> TASK DESCRIPTION
Return every line below as is, leaving out the pictures.

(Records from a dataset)
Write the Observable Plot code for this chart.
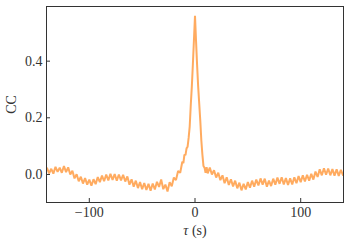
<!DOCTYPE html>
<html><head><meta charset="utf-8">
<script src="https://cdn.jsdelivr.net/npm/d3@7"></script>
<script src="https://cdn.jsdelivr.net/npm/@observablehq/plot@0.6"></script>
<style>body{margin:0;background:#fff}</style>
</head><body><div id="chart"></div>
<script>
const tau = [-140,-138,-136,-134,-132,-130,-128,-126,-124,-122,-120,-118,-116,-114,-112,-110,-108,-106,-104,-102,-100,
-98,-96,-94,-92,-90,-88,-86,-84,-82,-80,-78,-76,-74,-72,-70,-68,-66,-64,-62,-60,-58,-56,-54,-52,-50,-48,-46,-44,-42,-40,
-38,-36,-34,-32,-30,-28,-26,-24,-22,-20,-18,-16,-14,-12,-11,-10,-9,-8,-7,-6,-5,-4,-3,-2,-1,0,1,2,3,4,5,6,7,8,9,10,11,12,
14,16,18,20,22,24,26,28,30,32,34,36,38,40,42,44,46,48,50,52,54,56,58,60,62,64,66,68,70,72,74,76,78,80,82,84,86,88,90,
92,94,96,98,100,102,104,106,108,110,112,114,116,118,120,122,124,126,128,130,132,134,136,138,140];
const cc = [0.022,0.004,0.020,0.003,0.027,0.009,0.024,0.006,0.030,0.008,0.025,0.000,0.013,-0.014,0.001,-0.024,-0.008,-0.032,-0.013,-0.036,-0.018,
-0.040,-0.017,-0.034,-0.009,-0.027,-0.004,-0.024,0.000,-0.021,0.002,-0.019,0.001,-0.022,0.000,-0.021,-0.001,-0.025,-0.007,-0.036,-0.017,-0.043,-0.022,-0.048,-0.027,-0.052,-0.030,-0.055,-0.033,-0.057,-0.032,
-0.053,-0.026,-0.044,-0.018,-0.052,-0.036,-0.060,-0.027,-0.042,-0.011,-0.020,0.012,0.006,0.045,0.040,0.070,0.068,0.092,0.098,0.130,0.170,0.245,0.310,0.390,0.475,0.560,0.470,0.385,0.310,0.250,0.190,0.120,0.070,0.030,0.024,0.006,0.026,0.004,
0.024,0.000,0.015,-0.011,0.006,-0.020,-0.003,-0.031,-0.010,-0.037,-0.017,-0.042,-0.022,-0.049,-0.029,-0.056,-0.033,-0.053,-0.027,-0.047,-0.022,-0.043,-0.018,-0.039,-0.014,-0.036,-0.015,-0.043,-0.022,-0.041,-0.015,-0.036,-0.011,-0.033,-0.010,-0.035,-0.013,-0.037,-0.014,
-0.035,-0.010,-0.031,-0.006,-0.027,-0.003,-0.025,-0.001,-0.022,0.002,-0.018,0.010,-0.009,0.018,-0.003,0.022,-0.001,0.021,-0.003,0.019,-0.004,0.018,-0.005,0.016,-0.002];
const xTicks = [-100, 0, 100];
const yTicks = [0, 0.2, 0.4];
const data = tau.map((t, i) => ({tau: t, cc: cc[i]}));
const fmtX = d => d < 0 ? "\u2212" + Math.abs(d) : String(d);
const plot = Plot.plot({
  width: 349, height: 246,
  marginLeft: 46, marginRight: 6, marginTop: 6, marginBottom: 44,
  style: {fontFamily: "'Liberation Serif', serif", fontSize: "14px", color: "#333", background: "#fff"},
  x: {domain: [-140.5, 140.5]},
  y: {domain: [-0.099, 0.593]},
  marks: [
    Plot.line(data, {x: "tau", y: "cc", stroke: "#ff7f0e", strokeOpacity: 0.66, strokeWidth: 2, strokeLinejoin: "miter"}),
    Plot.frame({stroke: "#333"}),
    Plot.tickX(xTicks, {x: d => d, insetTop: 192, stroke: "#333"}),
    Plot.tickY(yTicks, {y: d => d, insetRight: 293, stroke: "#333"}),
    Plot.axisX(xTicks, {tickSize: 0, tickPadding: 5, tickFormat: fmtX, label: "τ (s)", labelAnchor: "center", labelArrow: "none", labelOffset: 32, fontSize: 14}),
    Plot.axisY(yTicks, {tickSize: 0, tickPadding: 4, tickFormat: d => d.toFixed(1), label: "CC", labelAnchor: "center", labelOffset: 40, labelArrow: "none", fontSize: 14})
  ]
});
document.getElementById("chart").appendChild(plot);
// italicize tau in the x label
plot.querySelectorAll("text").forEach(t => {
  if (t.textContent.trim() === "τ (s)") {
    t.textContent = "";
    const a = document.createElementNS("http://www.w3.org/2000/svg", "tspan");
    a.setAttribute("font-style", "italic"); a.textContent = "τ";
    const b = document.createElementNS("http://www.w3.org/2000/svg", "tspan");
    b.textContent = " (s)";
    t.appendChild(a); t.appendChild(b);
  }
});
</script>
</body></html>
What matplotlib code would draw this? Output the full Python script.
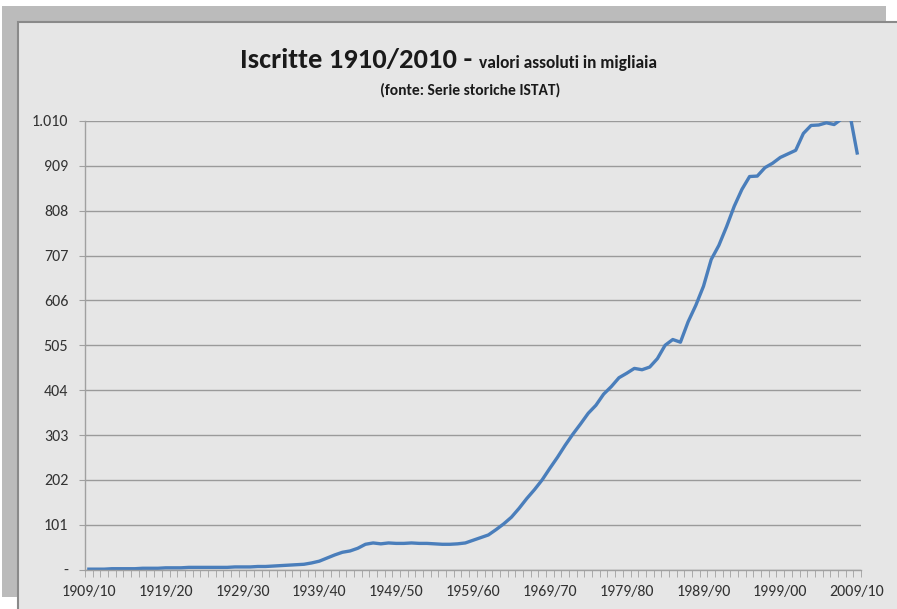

> EXERCISE RESPONSE
Write the Observable Plot code for this chart.
<!DOCTYPE html>
<html><head><meta charset="utf-8">
<script src="https://cdn.jsdelivr.net/npm/d3@7"></script>
<script src="https://cdn.jsdelivr.net/npm/@observablehq/plot@0.6"></script>
<style>body{margin:0;background:#fff}</style>
</head><body><div id="chart"></div>
<script>
const tau = [-140,-138,-136,-134,-132,-130,-128,-126,-124,-122,-120,-118,-116,-114,-112,-110,-108,-106,-104,-102,-100,
-98,-96,-94,-92,-90,-88,-86,-84,-82,-80,-78,-76,-74,-72,-70,-68,-66,-64,-62,-60,-58,-56,-54,-52,-50,-48,-46,-44,-42,-40,
-38,-36,-34,-32,-30,-28,-26,-24,-22,-20,-18,-16,-14,-12,-11,-10,-9,-8,-7,-6,-5,-4,-3,-2,-1,0,1,2,3,4,5,6,7,8,9,10,11,12,
14,16,18,20,22,24,26,28,30,32,34,36,38,40,42,44,46,48,50,52,54,56,58,60,62,64,66,68,70,72,74,76,78,80,82,84,86,88,90,
92,94,96,98,100,102,104,106,108,110,112,114,116,118,120,122,124,126,128,130,132,134,136,138,140];
const cc = [0.022,0.004,0.020,0.003,0.027,0.009,0.024,0.006,0.030,0.008,0.025,0.000,0.013,-0.014,0.001,-0.024,-0.008,-0.032,-0.013,-0.036,-0.018,
-0.040,-0.017,-0.034,-0.009,-0.027,-0.004,-0.024,0.000,-0.021,0.002,-0.019,0.001,-0.022,0.000,-0.021,-0.001,-0.025,-0.007,-0.036,-0.017,-0.043,-0.022,-0.048,-0.027,-0.052,-0.030,-0.055,-0.033,-0.057,-0.032,
-0.053,-0.026,-0.044,-0.018,-0.052,-0.036,-0.060,-0.027,-0.042,-0.011,-0.020,0.012,0.006,0.045,0.040,0.070,0.068,0.092,0.098,0.130,0.170,0.245,0.310,0.390,0.475,0.560,0.470,0.385,0.310,0.250,0.190,0.120,0.070,0.030,0.024,0.006,0.026,0.004,
0.024,0.000,0.015,-0.011,0.006,-0.020,-0.003,-0.031,-0.010,-0.037,-0.017,-0.042,-0.022,-0.049,-0.029,-0.056,-0.033,-0.053,-0.027,-0.047,-0.022,-0.043,-0.018,-0.039,-0.014,-0.036,-0.015,-0.043,-0.022,-0.041,-0.015,-0.036,-0.011,-0.033,-0.010,-0.035,-0.013,-0.037,-0.014,
-0.035,-0.010,-0.031,-0.006,-0.027,-0.003,-0.025,-0.001,-0.022,0.002,-0.018,0.010,-0.009,0.018,-0.003,0.022,-0.001,0.021,-0.003,0.019,-0.004,0.018,-0.005,0.016,-0.002];
const xTicks = [-100, 0, 100];
const yTicks = [0, 0.2, 0.4];
const data = tau.map((t, i) => ({tau: t, cc: cc[i]}));
const fmtX = d => d < 0 ? "\u2212" + Math.abs(d) : String(d);
const plot = Plot.plot({
  width: 349, height: 246,
  marginLeft: 46, marginRight: 6, marginTop: 6, marginBottom: 44,
  style: {fontFamily: "'Liberation Serif', serif", fontSize: "14px", color: "#333", background: "#fff"},
  x: {domain: [-140.5, 140.5]},
  y: {domain: [-0.099, 0.593]},
  marks: [
    Plot.line(data, {x: "tau", y: "cc", stroke: "#ff7f0e", strokeOpacity: 0.66, strokeWidth: 2, strokeLinejoin: "miter"}),
    Plot.frame({stroke: "#333"}),
    Plot.tickX(xTicks, {x: d => d, insetTop: 192, stroke: "#333"}),
    Plot.tickY(yTicks, {y: d => d, insetRight: 293, stroke: "#333"}),
    Plot.axisX(xTicks, {tickSize: 0, tickPadding: 5, tickFormat: fmtX, label: "τ (s)", labelAnchor: "center", labelArrow: "none", labelOffset: 32, fontSize: 14}),
    Plot.axisY(yTicks, {tickSize: 0, tickPadding: 4, tickFormat: d => d.toFixed(1), label: "CC", labelAnchor: "center", labelOffset: 40, labelArrow: "none", fontSize: 14})
  ]
});
document.getElementById("chart").appendChild(plot);
// italicize tau in the x label
plot.querySelectorAll("text").forEach(t => {
  if (t.textContent.trim() === "τ (s)") {
    t.textContent = "";
    const a = document.createElementNS("http://www.w3.org/2000/svg", "tspan");
    a.setAttribute("font-style", "italic"); a.textContent = "τ";
    const b = document.createElementNS("http://www.w3.org/2000/svg", "tspan");
    b.textContent = " (s)";
    t.appendChild(a); t.appendChild(b);
  }
});
</script>
</body></html>
What matplotlib code would draw this? Output the full Python script.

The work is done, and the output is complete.